Figure scripts
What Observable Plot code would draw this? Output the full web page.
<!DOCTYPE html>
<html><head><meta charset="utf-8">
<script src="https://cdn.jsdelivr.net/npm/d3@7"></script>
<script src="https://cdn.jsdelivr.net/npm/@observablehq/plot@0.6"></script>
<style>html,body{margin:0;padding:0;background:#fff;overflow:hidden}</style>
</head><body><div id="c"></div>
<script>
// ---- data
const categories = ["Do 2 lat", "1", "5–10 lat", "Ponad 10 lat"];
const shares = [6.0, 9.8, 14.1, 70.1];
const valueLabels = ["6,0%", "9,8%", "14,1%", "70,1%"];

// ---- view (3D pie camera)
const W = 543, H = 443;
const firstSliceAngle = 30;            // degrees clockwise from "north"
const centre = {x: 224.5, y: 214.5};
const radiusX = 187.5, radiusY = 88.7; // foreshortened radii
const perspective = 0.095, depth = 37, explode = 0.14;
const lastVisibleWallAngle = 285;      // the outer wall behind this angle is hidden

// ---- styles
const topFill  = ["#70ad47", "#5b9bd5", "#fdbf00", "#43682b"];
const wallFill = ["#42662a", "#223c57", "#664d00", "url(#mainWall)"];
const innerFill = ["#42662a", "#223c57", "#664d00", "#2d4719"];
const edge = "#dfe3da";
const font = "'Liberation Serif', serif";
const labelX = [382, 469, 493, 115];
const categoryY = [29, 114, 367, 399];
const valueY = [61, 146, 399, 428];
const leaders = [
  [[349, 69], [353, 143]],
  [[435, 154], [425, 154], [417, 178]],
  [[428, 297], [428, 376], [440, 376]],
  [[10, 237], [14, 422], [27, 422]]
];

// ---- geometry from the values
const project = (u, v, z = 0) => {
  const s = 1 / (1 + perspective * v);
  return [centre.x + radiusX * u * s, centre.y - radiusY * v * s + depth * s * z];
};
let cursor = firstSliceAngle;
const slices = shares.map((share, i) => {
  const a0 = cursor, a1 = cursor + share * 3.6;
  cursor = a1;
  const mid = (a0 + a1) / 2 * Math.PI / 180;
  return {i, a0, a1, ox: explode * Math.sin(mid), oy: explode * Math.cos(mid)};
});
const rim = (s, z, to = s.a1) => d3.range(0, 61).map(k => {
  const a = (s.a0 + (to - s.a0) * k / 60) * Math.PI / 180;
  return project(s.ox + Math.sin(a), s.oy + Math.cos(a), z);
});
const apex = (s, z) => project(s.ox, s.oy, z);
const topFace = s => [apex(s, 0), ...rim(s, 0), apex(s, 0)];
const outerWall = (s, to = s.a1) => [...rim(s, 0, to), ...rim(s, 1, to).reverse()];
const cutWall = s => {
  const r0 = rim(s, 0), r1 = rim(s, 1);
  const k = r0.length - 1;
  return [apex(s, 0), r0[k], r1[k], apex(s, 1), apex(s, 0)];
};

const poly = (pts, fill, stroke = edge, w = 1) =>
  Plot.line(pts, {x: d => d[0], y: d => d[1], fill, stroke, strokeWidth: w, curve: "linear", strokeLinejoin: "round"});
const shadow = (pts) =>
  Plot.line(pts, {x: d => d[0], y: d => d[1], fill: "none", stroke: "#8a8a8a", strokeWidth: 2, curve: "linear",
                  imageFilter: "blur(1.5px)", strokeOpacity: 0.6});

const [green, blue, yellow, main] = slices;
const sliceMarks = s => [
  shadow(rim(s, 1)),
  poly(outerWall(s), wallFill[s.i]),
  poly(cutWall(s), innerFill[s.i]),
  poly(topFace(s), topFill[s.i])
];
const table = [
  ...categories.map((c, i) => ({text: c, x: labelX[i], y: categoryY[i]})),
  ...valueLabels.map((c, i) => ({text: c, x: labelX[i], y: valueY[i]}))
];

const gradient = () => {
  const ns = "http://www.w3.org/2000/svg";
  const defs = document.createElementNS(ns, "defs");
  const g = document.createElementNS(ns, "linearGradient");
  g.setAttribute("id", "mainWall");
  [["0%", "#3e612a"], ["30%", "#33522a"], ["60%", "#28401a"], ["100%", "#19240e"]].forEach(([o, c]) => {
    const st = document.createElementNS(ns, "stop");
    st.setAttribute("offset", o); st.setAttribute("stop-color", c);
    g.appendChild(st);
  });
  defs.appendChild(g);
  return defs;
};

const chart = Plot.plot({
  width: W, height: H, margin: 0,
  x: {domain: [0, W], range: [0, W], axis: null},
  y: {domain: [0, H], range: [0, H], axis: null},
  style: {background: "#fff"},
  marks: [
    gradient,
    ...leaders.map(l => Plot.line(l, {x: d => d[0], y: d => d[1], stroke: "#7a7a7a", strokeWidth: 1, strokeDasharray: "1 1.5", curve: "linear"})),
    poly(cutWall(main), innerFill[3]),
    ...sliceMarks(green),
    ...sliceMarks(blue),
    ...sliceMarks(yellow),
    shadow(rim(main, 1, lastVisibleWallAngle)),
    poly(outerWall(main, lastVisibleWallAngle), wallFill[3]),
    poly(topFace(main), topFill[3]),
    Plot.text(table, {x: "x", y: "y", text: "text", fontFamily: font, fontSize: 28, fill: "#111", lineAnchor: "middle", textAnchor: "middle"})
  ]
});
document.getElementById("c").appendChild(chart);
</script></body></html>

--

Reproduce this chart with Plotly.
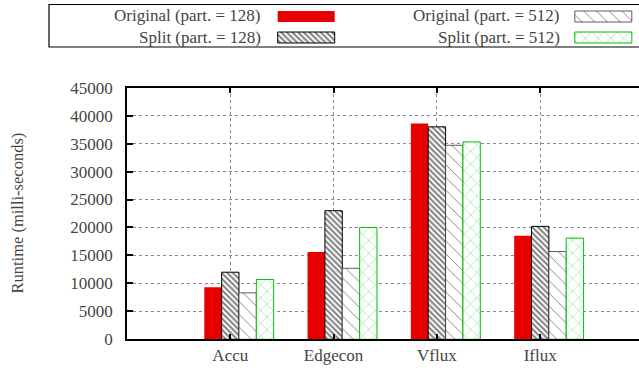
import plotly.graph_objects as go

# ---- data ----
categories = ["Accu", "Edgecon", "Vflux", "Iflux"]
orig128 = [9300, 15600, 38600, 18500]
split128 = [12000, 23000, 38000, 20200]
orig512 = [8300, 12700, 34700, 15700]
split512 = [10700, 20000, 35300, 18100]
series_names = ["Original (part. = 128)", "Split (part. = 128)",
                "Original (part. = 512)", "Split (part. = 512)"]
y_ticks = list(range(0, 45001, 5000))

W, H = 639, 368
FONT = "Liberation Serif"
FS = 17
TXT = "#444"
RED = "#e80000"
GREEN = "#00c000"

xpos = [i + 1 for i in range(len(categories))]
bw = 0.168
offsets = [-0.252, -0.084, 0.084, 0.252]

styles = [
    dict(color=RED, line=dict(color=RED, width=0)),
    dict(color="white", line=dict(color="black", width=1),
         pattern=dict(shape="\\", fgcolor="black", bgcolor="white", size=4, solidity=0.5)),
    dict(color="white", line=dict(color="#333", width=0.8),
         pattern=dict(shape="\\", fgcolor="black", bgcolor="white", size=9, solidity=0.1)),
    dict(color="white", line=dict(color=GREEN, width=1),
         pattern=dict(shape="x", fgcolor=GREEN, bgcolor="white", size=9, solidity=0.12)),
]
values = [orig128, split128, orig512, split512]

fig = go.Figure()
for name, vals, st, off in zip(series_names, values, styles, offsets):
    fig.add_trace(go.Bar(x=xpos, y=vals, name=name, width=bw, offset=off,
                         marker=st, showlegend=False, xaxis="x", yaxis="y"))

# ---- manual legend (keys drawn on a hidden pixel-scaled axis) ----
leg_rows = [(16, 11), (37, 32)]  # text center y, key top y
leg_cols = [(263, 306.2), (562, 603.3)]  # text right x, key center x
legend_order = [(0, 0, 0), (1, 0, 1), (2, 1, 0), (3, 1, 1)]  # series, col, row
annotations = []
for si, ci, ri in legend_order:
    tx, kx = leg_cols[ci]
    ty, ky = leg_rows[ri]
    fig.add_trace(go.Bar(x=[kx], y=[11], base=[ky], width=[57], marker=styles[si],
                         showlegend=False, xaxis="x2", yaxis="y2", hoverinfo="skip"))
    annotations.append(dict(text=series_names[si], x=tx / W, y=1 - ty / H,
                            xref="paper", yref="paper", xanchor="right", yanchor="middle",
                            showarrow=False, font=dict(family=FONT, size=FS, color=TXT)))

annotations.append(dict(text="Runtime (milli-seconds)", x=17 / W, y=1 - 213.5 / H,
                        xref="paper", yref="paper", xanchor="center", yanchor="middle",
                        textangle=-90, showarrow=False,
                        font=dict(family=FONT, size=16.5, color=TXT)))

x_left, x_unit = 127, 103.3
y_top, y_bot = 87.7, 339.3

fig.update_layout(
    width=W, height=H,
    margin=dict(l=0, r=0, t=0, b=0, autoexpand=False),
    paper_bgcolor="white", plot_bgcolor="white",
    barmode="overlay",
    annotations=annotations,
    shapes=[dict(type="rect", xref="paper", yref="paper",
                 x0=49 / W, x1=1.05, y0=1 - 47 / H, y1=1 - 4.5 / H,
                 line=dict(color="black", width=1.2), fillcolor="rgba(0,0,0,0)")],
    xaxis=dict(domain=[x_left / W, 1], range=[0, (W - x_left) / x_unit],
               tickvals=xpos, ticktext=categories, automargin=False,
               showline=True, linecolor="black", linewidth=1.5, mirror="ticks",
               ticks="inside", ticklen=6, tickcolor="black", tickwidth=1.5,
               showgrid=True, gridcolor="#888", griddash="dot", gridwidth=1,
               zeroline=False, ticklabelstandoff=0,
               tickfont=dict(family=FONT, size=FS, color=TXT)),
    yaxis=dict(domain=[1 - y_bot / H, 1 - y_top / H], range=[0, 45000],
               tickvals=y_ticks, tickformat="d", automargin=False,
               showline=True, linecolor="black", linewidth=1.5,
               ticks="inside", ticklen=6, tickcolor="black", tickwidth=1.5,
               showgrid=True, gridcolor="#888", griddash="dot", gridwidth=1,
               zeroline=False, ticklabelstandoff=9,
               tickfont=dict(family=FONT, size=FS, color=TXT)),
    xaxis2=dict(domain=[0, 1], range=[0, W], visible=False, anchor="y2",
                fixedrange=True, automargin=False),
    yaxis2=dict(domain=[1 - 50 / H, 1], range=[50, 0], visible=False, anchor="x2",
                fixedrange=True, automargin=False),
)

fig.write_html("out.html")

---

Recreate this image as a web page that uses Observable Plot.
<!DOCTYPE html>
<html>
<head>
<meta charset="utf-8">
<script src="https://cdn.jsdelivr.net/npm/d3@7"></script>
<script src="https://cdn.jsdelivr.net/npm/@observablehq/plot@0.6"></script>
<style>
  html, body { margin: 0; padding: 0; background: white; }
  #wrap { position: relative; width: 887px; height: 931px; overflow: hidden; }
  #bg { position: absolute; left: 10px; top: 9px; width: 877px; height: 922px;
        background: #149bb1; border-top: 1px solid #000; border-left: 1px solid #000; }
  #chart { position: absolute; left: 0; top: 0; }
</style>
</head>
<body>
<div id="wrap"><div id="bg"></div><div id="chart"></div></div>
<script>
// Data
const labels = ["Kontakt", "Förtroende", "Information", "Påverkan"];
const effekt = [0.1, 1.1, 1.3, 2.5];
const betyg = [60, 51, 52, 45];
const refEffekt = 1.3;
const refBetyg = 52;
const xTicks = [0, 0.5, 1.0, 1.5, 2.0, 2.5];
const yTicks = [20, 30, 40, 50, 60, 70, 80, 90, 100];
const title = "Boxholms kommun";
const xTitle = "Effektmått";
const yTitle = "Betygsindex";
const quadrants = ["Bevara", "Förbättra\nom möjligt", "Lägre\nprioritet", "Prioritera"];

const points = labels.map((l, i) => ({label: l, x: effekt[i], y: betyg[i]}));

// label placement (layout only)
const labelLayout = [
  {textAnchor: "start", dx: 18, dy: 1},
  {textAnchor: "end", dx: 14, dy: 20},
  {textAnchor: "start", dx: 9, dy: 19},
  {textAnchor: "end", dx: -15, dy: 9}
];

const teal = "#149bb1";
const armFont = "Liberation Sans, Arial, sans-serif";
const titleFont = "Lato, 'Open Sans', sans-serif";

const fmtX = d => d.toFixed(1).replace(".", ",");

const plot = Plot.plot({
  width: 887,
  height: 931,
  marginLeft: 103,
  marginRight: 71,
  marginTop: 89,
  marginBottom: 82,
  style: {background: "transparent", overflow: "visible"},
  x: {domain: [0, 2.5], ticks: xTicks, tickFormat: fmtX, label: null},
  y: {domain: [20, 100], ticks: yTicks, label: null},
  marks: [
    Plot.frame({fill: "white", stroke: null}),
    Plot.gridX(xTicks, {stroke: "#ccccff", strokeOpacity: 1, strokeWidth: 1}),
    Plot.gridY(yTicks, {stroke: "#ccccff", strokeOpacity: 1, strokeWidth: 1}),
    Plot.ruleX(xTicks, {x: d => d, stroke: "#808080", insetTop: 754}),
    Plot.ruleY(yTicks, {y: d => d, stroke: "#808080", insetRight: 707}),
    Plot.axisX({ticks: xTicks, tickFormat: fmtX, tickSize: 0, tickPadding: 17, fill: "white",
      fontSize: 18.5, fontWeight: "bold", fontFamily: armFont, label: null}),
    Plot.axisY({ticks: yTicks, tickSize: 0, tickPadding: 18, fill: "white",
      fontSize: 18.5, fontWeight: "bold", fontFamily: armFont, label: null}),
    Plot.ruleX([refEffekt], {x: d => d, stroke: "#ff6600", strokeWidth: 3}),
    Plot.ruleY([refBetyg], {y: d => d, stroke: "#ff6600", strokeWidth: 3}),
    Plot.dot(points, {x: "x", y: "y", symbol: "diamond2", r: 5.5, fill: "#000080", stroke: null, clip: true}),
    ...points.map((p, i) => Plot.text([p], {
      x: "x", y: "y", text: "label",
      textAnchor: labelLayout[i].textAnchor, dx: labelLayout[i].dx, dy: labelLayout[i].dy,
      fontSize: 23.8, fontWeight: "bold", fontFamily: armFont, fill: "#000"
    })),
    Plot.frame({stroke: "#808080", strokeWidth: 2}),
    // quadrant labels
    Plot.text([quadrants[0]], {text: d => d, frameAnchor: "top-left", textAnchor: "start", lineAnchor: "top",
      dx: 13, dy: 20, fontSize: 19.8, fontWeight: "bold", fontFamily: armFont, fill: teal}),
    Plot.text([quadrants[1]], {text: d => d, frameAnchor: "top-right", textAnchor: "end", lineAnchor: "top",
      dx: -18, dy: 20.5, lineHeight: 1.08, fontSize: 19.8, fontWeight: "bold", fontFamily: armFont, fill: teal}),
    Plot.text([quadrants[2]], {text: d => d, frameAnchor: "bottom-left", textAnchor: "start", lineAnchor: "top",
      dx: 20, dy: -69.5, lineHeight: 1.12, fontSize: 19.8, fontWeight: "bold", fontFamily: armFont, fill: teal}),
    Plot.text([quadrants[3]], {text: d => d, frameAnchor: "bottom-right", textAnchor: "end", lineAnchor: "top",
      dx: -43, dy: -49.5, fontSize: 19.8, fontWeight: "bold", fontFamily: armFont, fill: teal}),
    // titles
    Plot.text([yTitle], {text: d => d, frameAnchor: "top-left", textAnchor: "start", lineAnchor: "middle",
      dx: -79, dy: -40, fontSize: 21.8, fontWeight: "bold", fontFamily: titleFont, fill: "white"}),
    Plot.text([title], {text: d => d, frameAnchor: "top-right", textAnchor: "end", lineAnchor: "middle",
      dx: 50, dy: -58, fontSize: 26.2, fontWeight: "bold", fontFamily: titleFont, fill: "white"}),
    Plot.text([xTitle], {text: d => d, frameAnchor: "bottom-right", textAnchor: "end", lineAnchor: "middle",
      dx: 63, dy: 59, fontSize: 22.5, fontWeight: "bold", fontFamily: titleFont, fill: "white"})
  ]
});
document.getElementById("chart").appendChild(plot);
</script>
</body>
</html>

*THE PROBLEM*: Make an exact copy of the lines from the one with "Reproduce this chart with Plotly." through the one with "import plotly.graph_objects as go", both ends in, and nothing else. Drop every picture.

*WRITTEN SOLUTION*:
Reproduce this chart with Plotly.
import plotly.graph_objects as go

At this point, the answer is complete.